Brand engagement takes on a whole new form, as Advertisers begin leveraging technology and computer gaming.
From the current Economist: Gaming: As young people spend less time watching television and more time online and playing games, advertisers have devised a new way to reach them. CROSS the popularity of a new medium with the demands of advertisers, and the result can be a whole new genre of entertainment. In the 1930s, the sponsorship of radio serials by makers of household-cleaning products led to the soap opera. Listeners were enthralled by episodic, melodramatic storylines, and advertisers were guaranteed a big audience. Today, the same thing is happening with another new medium. Video games have been crossed with advertising to produce a new genre: the advergame.
Adverfilms are already starting to show up in movie theaters, a Stella Artois sponsored series of short films being shown at the Landmark theaters being a good example. Advergames is a similarly powerful phenomenon that will draw budgets away from traditional print or television advertising, and focus it in on brand engagement mechanisms with orders of magnitude higher returns.

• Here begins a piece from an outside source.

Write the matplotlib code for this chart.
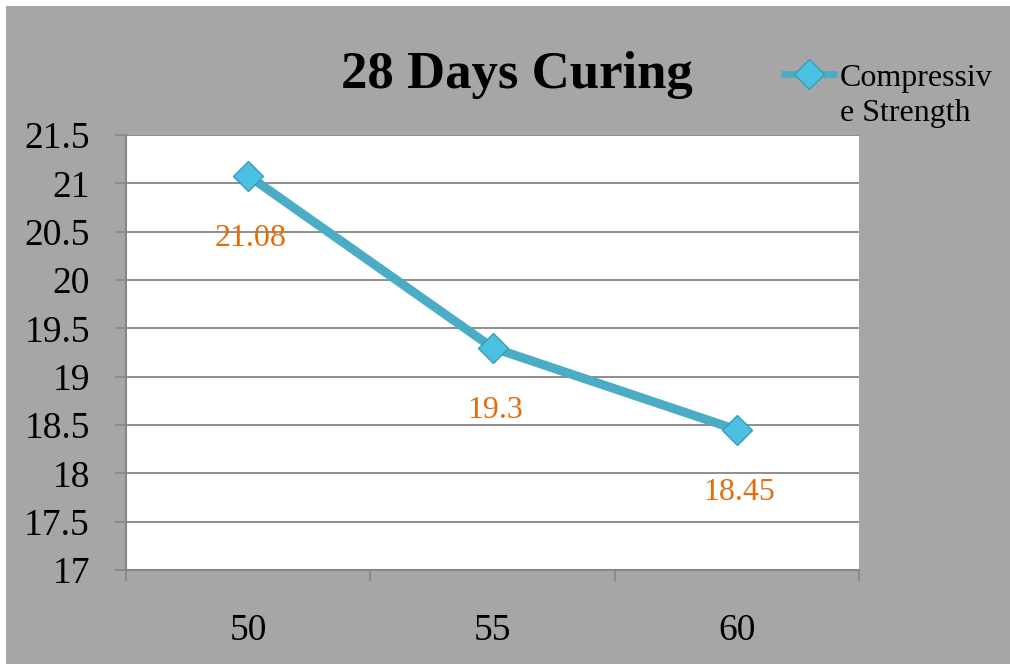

“Richard Schlasberg, a Coca-Cola marketing manager based in Hellerup, Denmark, says the beverage-maker, long a fervent believer in television advertising, is now siphoning funds from its TV budget to maintain a regularly updated suite of games. A 30-second prime-time slot on American television can cost half a million dollars, whereas an advergame rarely costs more than $50,000 to develop and can be posted on the internet for months or years. Mr Schlasberg notes that, with television, potential drinkers just stare, briefly, at Coca-Cola. With advergames, consumers are “actually playing you”, he says, and they then associate the brand with fun.”
$500,000 versus $50,000 – simple equation. More sophisticated Advergames may cost upto $500,000, since the other piece of the value equation still is a huge win: 30-seconds versus months / years.
Those who stand to gain from this phenomenon, like in Adverfilms and Edutainment, are still the most creative content producers. Opportunities also exist for business model innovations, whereby the content producer takes a fee for every click-through.